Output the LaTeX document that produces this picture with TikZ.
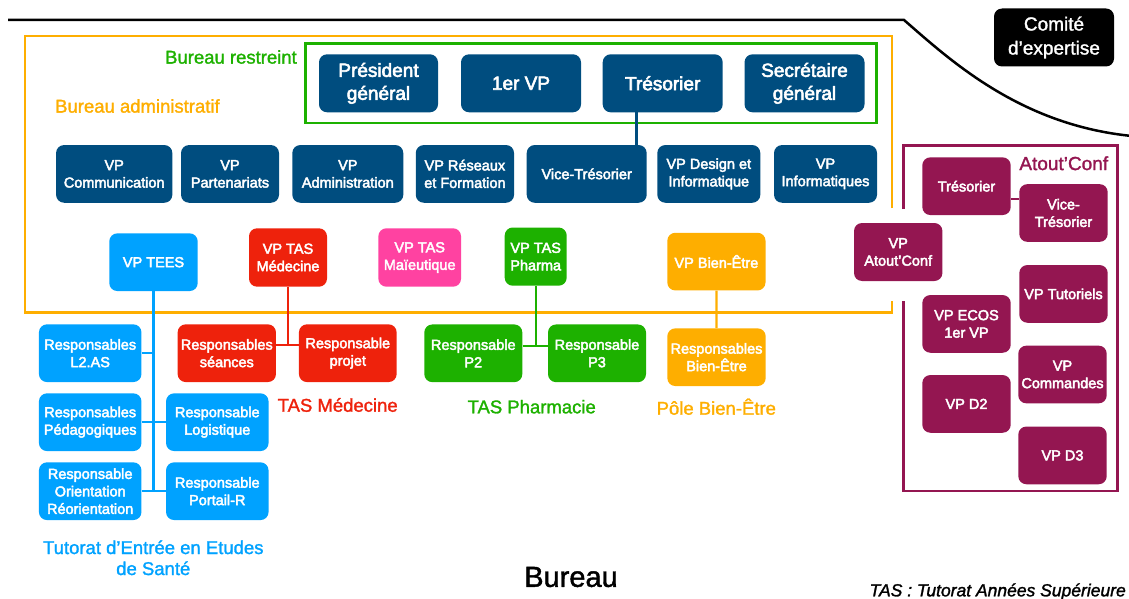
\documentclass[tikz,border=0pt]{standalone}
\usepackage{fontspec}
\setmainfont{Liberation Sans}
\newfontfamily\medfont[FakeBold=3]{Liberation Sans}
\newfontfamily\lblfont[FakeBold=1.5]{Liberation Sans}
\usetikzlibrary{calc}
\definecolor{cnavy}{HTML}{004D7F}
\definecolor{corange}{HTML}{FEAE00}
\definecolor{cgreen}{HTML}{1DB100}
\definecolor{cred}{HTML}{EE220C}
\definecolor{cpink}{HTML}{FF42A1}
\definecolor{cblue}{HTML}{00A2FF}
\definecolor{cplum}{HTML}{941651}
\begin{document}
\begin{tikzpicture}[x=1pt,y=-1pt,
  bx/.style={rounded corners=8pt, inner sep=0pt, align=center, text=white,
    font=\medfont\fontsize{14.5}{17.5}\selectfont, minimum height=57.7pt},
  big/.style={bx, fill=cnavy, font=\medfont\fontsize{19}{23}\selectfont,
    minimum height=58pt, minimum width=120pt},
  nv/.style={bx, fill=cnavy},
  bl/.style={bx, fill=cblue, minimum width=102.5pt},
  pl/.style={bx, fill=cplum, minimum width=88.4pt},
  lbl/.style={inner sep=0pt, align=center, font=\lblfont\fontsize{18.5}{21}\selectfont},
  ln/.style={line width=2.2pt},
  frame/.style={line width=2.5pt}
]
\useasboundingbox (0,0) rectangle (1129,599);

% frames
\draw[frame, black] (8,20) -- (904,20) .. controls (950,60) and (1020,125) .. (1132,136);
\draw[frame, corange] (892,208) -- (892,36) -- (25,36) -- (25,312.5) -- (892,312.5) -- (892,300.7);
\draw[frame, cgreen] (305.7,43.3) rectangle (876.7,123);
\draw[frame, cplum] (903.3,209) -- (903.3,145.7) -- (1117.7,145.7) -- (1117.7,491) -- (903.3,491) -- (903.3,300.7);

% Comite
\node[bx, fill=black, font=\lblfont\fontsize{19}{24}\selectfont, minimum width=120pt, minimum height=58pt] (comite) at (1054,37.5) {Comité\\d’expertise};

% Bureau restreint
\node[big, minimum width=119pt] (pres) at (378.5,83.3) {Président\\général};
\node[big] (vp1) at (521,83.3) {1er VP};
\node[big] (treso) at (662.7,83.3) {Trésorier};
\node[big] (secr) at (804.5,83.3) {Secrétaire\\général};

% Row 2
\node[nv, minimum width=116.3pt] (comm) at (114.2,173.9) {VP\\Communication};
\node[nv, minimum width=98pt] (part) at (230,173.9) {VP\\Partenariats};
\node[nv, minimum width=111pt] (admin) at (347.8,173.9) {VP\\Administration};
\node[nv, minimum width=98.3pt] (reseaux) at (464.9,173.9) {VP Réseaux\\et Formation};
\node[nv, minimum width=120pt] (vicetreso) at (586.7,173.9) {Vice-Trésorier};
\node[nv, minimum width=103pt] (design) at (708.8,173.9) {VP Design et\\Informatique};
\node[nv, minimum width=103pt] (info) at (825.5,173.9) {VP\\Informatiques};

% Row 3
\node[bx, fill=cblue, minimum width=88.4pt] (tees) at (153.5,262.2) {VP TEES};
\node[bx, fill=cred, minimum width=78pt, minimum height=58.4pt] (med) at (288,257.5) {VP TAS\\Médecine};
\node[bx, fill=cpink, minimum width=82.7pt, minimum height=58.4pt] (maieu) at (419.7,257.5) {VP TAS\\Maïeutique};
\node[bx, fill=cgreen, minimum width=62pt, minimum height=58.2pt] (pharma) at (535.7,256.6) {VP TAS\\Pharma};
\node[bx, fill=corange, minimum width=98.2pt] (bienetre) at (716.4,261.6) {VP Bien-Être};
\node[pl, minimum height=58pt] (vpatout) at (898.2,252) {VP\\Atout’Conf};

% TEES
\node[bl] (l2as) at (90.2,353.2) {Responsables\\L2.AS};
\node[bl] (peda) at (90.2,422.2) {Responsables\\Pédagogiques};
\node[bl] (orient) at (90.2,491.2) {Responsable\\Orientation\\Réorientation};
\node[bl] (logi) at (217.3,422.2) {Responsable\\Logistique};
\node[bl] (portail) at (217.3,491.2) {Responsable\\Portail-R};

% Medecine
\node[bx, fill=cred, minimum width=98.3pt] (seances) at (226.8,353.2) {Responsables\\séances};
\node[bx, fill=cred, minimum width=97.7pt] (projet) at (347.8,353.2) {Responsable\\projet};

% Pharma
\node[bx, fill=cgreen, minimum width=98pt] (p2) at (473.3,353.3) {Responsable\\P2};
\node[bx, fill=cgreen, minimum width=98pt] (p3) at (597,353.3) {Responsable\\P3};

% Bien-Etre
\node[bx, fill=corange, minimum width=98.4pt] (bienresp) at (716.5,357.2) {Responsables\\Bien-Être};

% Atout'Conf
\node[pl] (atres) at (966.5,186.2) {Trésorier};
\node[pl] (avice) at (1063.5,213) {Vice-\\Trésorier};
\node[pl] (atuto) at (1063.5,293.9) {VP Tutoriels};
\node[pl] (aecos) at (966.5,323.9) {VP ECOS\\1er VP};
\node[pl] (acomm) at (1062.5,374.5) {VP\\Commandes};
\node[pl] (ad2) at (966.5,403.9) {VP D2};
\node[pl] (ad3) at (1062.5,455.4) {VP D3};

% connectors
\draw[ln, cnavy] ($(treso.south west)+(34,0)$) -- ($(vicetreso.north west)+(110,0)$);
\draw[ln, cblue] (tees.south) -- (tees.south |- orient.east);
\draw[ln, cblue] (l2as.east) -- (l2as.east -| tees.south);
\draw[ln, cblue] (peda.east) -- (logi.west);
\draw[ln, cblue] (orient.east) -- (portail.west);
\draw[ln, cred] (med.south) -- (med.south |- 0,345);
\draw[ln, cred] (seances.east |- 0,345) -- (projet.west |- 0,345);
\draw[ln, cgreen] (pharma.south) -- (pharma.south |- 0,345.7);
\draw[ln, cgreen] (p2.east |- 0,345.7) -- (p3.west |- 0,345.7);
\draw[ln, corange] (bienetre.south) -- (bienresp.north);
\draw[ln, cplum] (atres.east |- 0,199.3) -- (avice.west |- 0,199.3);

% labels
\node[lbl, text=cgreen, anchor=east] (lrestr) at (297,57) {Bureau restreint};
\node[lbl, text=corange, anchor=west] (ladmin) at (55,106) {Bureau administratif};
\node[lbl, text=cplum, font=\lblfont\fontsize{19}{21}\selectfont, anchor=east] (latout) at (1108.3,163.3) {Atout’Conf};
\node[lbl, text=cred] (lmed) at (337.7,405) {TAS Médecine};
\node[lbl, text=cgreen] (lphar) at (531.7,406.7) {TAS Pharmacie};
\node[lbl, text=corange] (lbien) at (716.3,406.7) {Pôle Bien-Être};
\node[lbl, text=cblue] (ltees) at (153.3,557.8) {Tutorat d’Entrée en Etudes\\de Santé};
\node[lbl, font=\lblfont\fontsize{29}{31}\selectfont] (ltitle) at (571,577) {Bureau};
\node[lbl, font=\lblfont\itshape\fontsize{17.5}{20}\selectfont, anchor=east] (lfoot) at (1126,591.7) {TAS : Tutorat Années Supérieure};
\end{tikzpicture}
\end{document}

★ ★ ★ ★ ★

▶ **OBJECTIVE**:
Each line of the material must be retyped exactly, except that images are omitted.

▶ **REPLY**:
Output the LaTeX document that produces this picture with TikZ.
\documentclass[tikz,border=0pt]{standalone}
\usepackage{fontspec}
\setmainfont{Liberation Sans}
\newfontfamily\medfont[FakeBold=3]{Liberation Sans}
\newfontfamily\lblfont[FakeBold=1.5]{Liberation Sans}
\usetikzlibrary{calc}
\definecolor{cnavy}{HTML}{004D7F}
\definecolor{corange}{HTML}{FEAE00}
\definecolor{cgreen}{HTML}{1DB100}
\definecolor{cred}{HTML}{EE220C}
\definecolor{cpink}{HTML}{FF42A1}
\definecolor{cblue}{HTML}{00A2FF}
\definecolor{cplum}{HTML}{941651}
\begin{document}
\begin{tikzpicture}[x=1pt,y=-1pt,
  bx/.style={rounded corners=8pt, inner sep=0pt, align=center, text=white,
    font=\medfont\fontsize{14.5}{17.5}\selectfont, minimum height=57.7pt},
  big/.style={bx, fill=cnavy, font=\medfont\fontsize{19}{23}\selectfont,
    minimum height=58pt, minimum width=120pt},
  nv/.style={bx, fill=cnavy},
  bl/.style={bx, fill=cblue, minimum width=102.5pt},
  pl/.style={bx, fill=cplum, minimum width=88.4pt},
  lbl/.style={inner sep=0pt, align=center, font=\lblfont\fontsize{18.5}{21}\selectfont},
  ln/.style={line width=2.2pt},
  frame/.style={line width=2.5pt}
]
\useasboundingbox (0,0) rectangle (1129,599);

% frames
\draw[frame, black] (8,20) -- (904,20) .. controls (950,60) and (1020,125) .. (1132,136);
\draw[frame, corange] (892,208) -- (892,36) -- (25,36) -- (25,312.5) -- (892,312.5) -- (892,300.7);
\draw[frame, cgreen] (305.7,43.3) rectangle (876.7,123);
\draw[frame, cplum] (903.3,209) -- (903.3,145.7) -- (1117.7,145.7) -- (1117.7,491) -- (903.3,491) -- (903.3,300.7);

% Comite
\node[bx, fill=black, font=\lblfont\fontsize{19}{24}\selectfont, minimum width=120pt, minimum height=58pt] (comite) at (1054,37.5) {Comité\\d’expertise};

% Bureau restreint
\node[big, minimum width=119pt] (pres) at (378.5,83.3) {Président\\général};
\node[big] (vp1) at (521,83.3) {1er VP};
\node[big] (treso) at (662.7,83.3) {Trésorier};
\node[big] (secr) at (804.5,83.3) {Secrétaire\\général};

% Row 2
\node[nv, minimum width=116.3pt] (comm) at (114.2,173.9) {VP\\Communication};
\node[nv, minimum width=98pt] (part) at (230,173.9) {VP\\Partenariats};
\node[nv, minimum width=111pt] (admin) at (347.8,173.9) {VP\\Administration};
\node[nv, minimum width=98.3pt] (reseaux) at (464.9,173.9) {VP Réseaux\\et Formation};
\node[nv, minimum width=120pt] (vicetreso) at (586.7,173.9) {Vice-Trésorier};
\node[nv, minimum width=103pt] (design) at (708.8,173.9) {VP Design et\\Informatique};
\node[nv, minimum width=103pt] (info) at (825.5,173.9) {VP\\Informatiques};

% Row 3
\node[bx, fill=cblue, minimum width=88.4pt] (tees) at (153.5,262.2) {VP TEES};
\node[bx, fill=cred, minimum width=78pt, minimum height=58.4pt] (med) at (288,257.5) {VP TAS\\Médecine};
\node[bx, fill=cpink, minimum width=82.7pt, minimum height=58.4pt] (maieu) at (419.7,257.5) {VP TAS\\Maïeutique};
\node[bx, fill=cgreen, minimum width=62pt, minimum height=58.2pt] (pharma) at (535.7,256.6) {VP TAS\\Pharma};
\node[bx, fill=corange, minimum width=98.2pt] (bienetre) at (716.4,261.6) {VP Bien-Être};
\node[pl, minimum height=58pt] (vpatout) at (898.2,252) {VP\\Atout’Conf};

% TEES
\node[bl] (l2as) at (90.2,353.2) {Responsables\\L2.AS};
\node[bl] (peda) at (90.2,422.2) {Responsables\\Pédagogiques};
\node[bl] (orient) at (90.2,491.2) {Responsable\\Orientation\\Réorientation};
\node[bl] (logi) at (217.3,422.2) {Responsable\\Logistique};
\node[bl] (portail) at (217.3,491.2) {Responsable\\Portail-R};

% Medecine
\node[bx, fill=cred, minimum width=98.3pt] (seances) at (226.8,353.2) {Responsables\\séances};
\node[bx, fill=cred, minimum width=97.7pt] (projet) at (347.8,353.2) {Responsable\\projet};

% Pharma
\node[bx, fill=cgreen, minimum width=98pt] (p2) at (473.3,353.3) {Responsable\\P2};
\node[bx, fill=cgreen, minimum width=98pt] (p3) at (597,353.3) {Responsable\\P3};

% Bien-Etre
\node[bx, fill=corange, minimum width=98.4pt] (bienresp) at (716.5,357.2) {Responsables\\Bien-Être};

% Atout'Conf
\node[pl] (atres) at (966.5,186.2) {Trésorier};
\node[pl] (avice) at (1063.5,213) {Vice-\\Trésorier};
\node[pl] (atuto) at (1063.5,293.9) {VP Tutoriels};
\node[pl] (aecos) at (966.5,323.9) {VP ECOS\\1er VP};
\node[pl] (acomm) at (1062.5,374.5) {VP\\Commandes};
\node[pl] (ad2) at (966.5,403.9) {VP D2};
\node[pl] (ad3) at (1062.5,455.4) {VP D3};

% connectors
\draw[ln, cnavy] ($(treso.south west)+(34,0)$) -- ($(vicetreso.north west)+(110,0)$);
\draw[ln, cblue] (tees.south) -- (tees.south |- orient.east);
\draw[ln, cblue] (l2as.east) -- (l2as.east -| tees.south);
\draw[ln, cblue] (peda.east) -- (logi.west);
\draw[ln, cblue] (orient.east) -- (portail.west);
\draw[ln, cred] (med.south) -- (med.south |- 0,345);
\draw[ln, cred] (seances.east |- 0,345) -- (projet.west |- 0,345);
\draw[ln, cgreen] (pharma.south) -- (pharma.south |- 0,345.7);
\draw[ln, cgreen] (p2.east |- 0,345.7) -- (p3.west |- 0,345.7);
\draw[ln, corange] (bienetre.south) -- (bienresp.north);
\draw[ln, cplum] (atres.east |- 0,199.3) -- (avice.west |- 0,199.3);

% labels
\node[lbl, text=cgreen, anchor=east] (lrestr) at (297,57) {Bureau restreint};
\node[lbl, text=corange, anchor=west] (ladmin) at (55,106) {Bureau administratif};
\node[lbl, text=cplum, font=\lblfont\fontsize{19}{21}\selectfont, anchor=east] (latout) at (1108.3,163.3) {Atout’Conf};
\node[lbl, text=cred] (lmed) at (337.7,405) {TAS Médecine};
\node[lbl, text=cgreen] (lphar) at (531.7,406.7) {TAS Pharmacie};
\node[lbl, text=corange] (lbien) at (716.3,406.7) {Pôle Bien-Être};
\node[lbl, text=cblue] (ltees) at (153.3,557.8) {Tutorat d’Entrée en Etudes\\de Santé};
\node[lbl, font=\lblfont\fontsize{29}{31}\selectfont] (ltitle) at (571,577) {Bureau};
\node[lbl, font=\lblfont\itshape\fontsize{17.5}{20}\selectfont, anchor=east] (lfoot) at (1126,591.7) {TAS : Tutorat Années Supérieure};
\end{tikzpicture}
\end{document}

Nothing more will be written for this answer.